Mis lugares preferidos no fueron escogidos al azar. Siempre pensé llegar a ellos y escribir una parte de su historia, aunque hoy aparece con lujo de detalles en internet como si con ese paso se hubiera descubierto el Atlántico. Pero mis palabras difieren de Google por buen trecho.
Frente a la Estatua de la Libertad, volví a aquellos tiempos donde el oro y la plata valían lo mismo que un litro de ron o un plato de comida en un restaurant de clase media. No entré a ella como lo hicieron aquellos barcos repletos de inmigrantes europeos (sobre todo franceses, italianos, chinos y judíos) en busca de la tierra prometida. Muchos llegaron solo con sus ropas puestas y comenzaron a levantar esa ciudad. Formaron los primeros condados y trabajaron sin descanso para quitarle a las palomas las migajas de pan que las señoras ilustres lanzaban todos los días por sus ventanales. Por ello el gobierno de Francia obsequió ese hermoso homenaje y que los norteamericanos situaron en el mismo sitio por donde entraban los barcos al río Hudson: un pequeño islote que anunciaba la llegada a un país formado por legiones de inmigrantes, desde los tiempos del Mayflowers.

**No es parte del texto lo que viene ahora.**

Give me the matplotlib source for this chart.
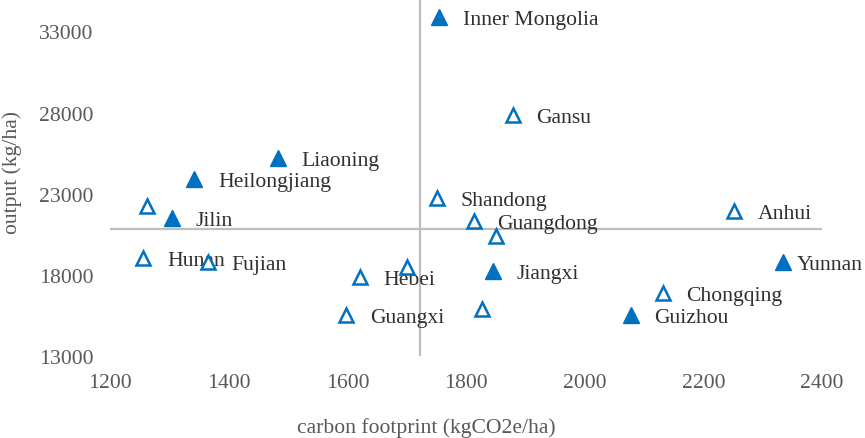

Subí hasta el piso 86 del Empire State, en medio de frialdad incontrolable por el vendaval que bajó la temperatura hasta los menos seis grados, y desde allí, con el pelo revuelto, contemplé la caída del sol.

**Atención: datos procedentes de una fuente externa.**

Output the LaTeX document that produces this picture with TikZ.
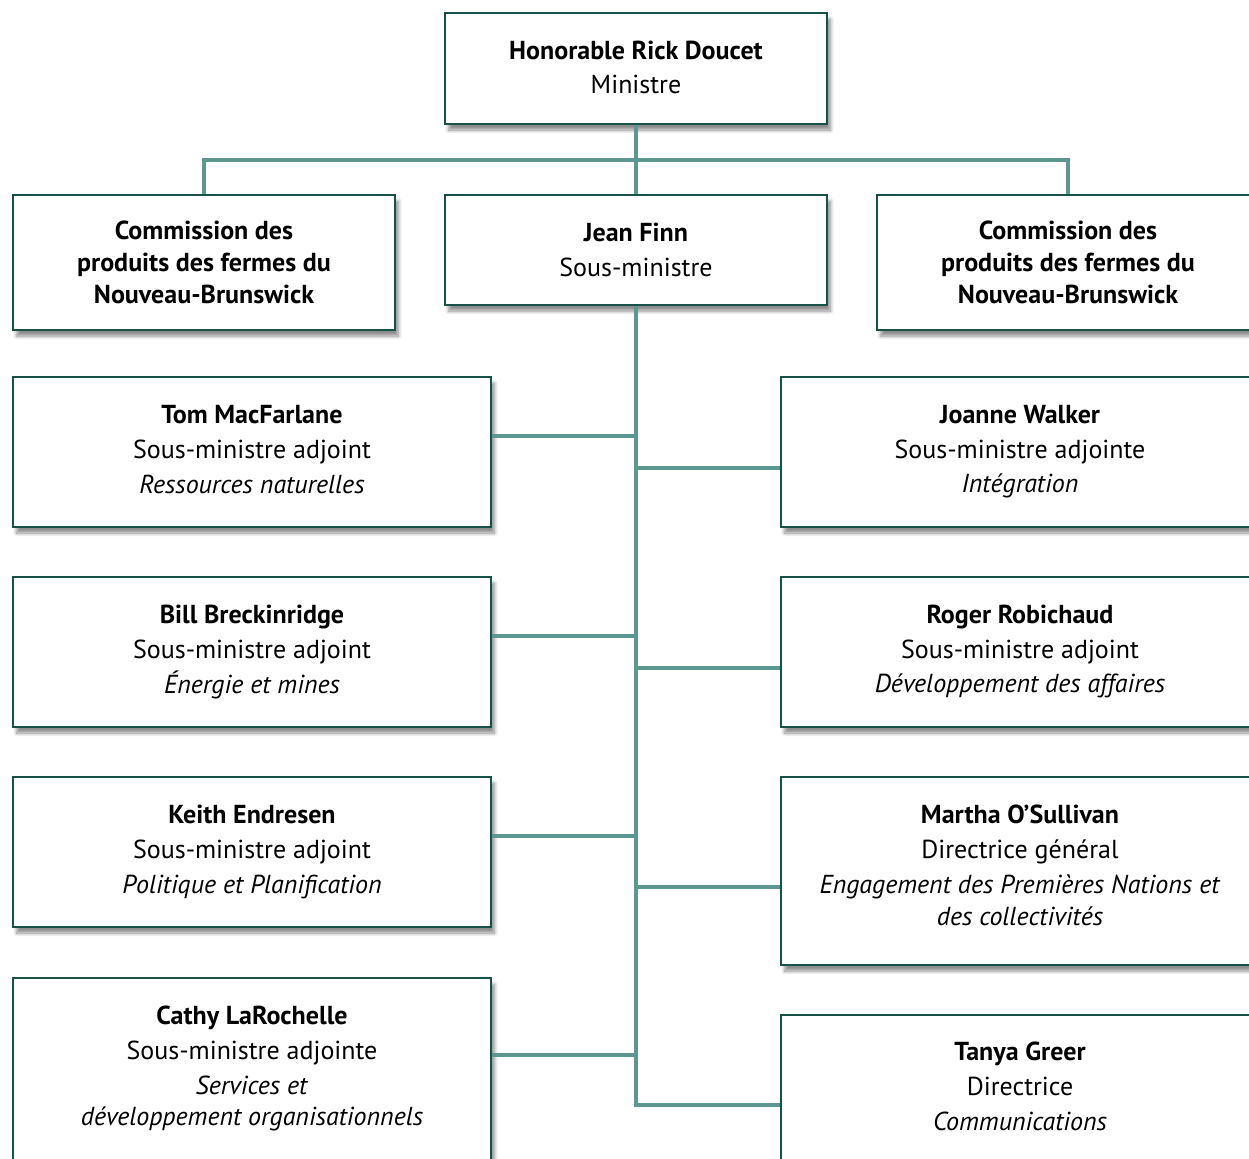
\documentclass[tikz,border=0pt]{standalone}
\usepackage{fontspec}
\setmainfont{PT Sans}
\usetikzlibrary{shadows.blur}

\definecolor{boxline}{RGB}{22,82,72}
\definecolor{linkteal}{RGB}{92,152,145}

% extra depth under the last line, lifts the text a little
\newcommand{\liftby}[1]{\rule[-#1]{0pt}{0pt}}

\tikzset{
	orgbox/.style={draw=boxline, line width=1.6pt, fill=white, align=center,
		inner sep=0pt, font=\fontsize{14.8}{18.2}\selectfont,
		blur shadow={shadow xshift=2pt, shadow yshift=-3.5pt, shadow blur steps=8, shadow opacity=45}},
	link/.style={draw=linkteal, line width=2.8pt}
}

\begin{document}
\begin{tikzpicture}[x=0.02cm, y=-0.02cm]
	\useasboundingbox (0,0) rectangle (1249,1159);

	% top of the chart
	\node[orgbox, minimum width=7.64cm, minimum height=2.22cm] (mini) at (636,68.5)
		{\textbf{Honorable Rick Doucet}\\[1.5pt] Ministre\liftby{1.5pt}};
	\node[orgbox, minimum width=7.64cm, minimum height=2.7cm] (comL) at (204,262.5)
		{\textbf{Commission des}\\ \textbf{produits des fermes du}\\ \textbf{Nouveau-Brunswick}};
	\node[orgbox, minimum width=7.64cm, minimum height=2.2cm] (finn) at (636,250)
		{\textbf{Jean Finn}\\[1.5pt] Sous-ministre};
	\node[orgbox, minimum width=7.64cm, minimum height=2.7cm] (comR) at (1068,262.5)
		{\textbf{Commission des}\\ \textbf{produits des fermes du}\\ \textbf{Nouveau-Brunswick}};

	% left column
	\node[orgbox, minimum width=9.56cm, minimum height=3cm] (tom) at (252,452)
		{\textbf{Tom MacFarlane}\\[1.5pt] Sous-ministre adjoint\\[1.5pt] \textit{Ressources naturelles}\liftby{3pt}};
	\node[orgbox, minimum width=9.56cm, minimum height=3cm] (bill) at (252,652)
		{\textbf{Bill Breckinridge}\\[1.5pt] Sous-ministre adjoint\\[1.5pt] \textit{Énergie et mines}\liftby{3pt}};
	\node[orgbox, minimum width=9.56cm, minimum height=3cm] (keith) at (252,852)
		{\textbf{Keith Endresen}\\[1.5pt] Sous-ministre adjoint\\[1.5pt] \textit{Politique et Planification}\liftby{3pt}};
	\node[orgbox, minimum width=9.56cm, minimum height=3.7cm] (cathy) at (252,1070.5)
		{\textbf{Cathy LaRochelle}\\[1.5pt] Sous-ministre adjointe\\[1.5pt] \textit{Services et}\\ \textit{développement organisationnels}\liftby{5pt}};

	% right column
	\node[orgbox, minimum width=9.56cm, minimum height=3cm] (joanne) at (1020,452)
		{\textbf{Joanne Walker}\\[1.5pt] Sous-ministre adjointe\\[1.5pt] \textit{Intégration}\liftby{3.5pt}};
	\node[orgbox, minimum width=9.56cm, minimum height=3cm] (roger) at (1020,652)
		{\textbf{Roger Robichaud}\\[1.5pt] Sous-ministre adjoint\\[1.5pt] \textit{Développement des affaires}\liftby{3.5pt}};
	\node[orgbox, minimum width=9.56cm, minimum height=3.76cm] (martha) at (1020,871)
		{\textbf{Martha O’Sullivan}\\[1.5pt] Directrice général\\[1.5pt] \textit{Engagement des Premières Nations et}\\ \textit{des collectivités}\liftby{6.5pt}};
	\node[orgbox, minimum width=9.56cm, minimum height=2.94cm] (tanya) at (1020,1088.5)
		{\textbf{Tanya Greer}\\[1.5pt] Directrice\\[1.5pt] \textit{Communications}\liftby{2.5pt}};

	% connectors
	\coordinate (bar) at (636,160);
	\coordinate (spine) at (636,1105);
	\draw[link] (mini.south) -- (finn.north);
	\draw[link] (comL.north) |- (bar) -| (comR.north);
	\draw[link] (finn.south) -- (spine) -- (tanya.west |- spine);
	\draw[link] (tom.east |- 0,436) -- (finn.south |- 0,436);
	\draw[link] (bill.east |- 0,636) -- (finn.south |- 0,636);
	\draw[link] (keith.east |- 0,836) -- (finn.south |- 0,836);
	\draw[link] (cathy.east |- 0,1055) -- (finn.south |- 0,1055);
	\draw[link] (joanne.west |- 0,468) -- (finn.south |- 0,468);
	\draw[link] (roger.west |- 0,668) -- (finn.south |- 0,668);
	\draw[link] (martha.west |- 0,887) -- (finn.south |- 0,887);
\end{tikzpicture}
\end{document}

No fui en buscade King Kong, ni de deslumbramientos apoteósicos. El Empire State fue el primer rascacielos de la historia y supo saltar del mapa y servir de punto de partida a las torres desafiantes del presente. El edificio todavía huele a un tiempo que no podrá morir, desde sus porteros uniformados hasta los guardianes del orden. Es un retrato del debido respeto por lo que fue y ha quedado a pesar del rumbo incontrolable la historia.
Broadway es un referente universal. Del espectáculo máximo. Recibe con el mismo entusiasmo a intelectuales y gentes de diversos estratos. La función de “Aladdín” en el New Amsterdam Theare es hipnotizante. Dividida en dos partes, con un intermedio, como en los viejos tiempos. No hablaré de la obra como tal, pero referiré que Broadway es Broadway, la matriz de la perfección de la comedia musical donde brillan la danza, la música ligera y la destreza actoral hablan de su prestigio. En esta obra, la orquesta dirigida por Michael Kosarin se encarga de cuidar los ecosistemas culturales de todo tipo. Sabe esa orquesta que “Aladdín” no es un ripio para aclamar multitudes. Por eso lleva diez años haciendo de las suyas junto a los nuevos negocios de comida rápida que pululan alrededor del New Amsterdan Theatre.
La fama de Broadway se resume en tres calles donde cada noche se presentan funciones de nivel. Sus teatros se iluminan, función en función, con descanso cada lunes. Algunas de sus obras más connotadas encontraron su espacio allí. Desde “El rey León, pasando por “Cabaret”, Chicago”, “A Wonderful World”, “El gran Gabsy” y “Wicked”, entre otras que han puesto a soñar a varias generaciones. Broadway es algo distinto. Sus teatros conservan los mismos escenarios de ayer. Traen al presente, entre mármoles y maderas preciosas, la marca dorada en algunas butacas que ocuparon celebridades.
Por último y tal vez lo inaudito vive en los subterráneos de la ciudad. El Metro de Nueva York por donde cruzan a diario, unen los condados de la ciudad. La primera de todas se inauguró junto al siglo XX, cuando todos andábamos de pascuas. Nueva York es factura de aquellos soñadores que llegaron al país con la idea de buscar algo nuevo para sobrevivir. Hoy, sin embargo, son rechazadas aquellas hordas populares que solo desean vivir como Dios manda. Y ayudar a ese país a seguir creciendo.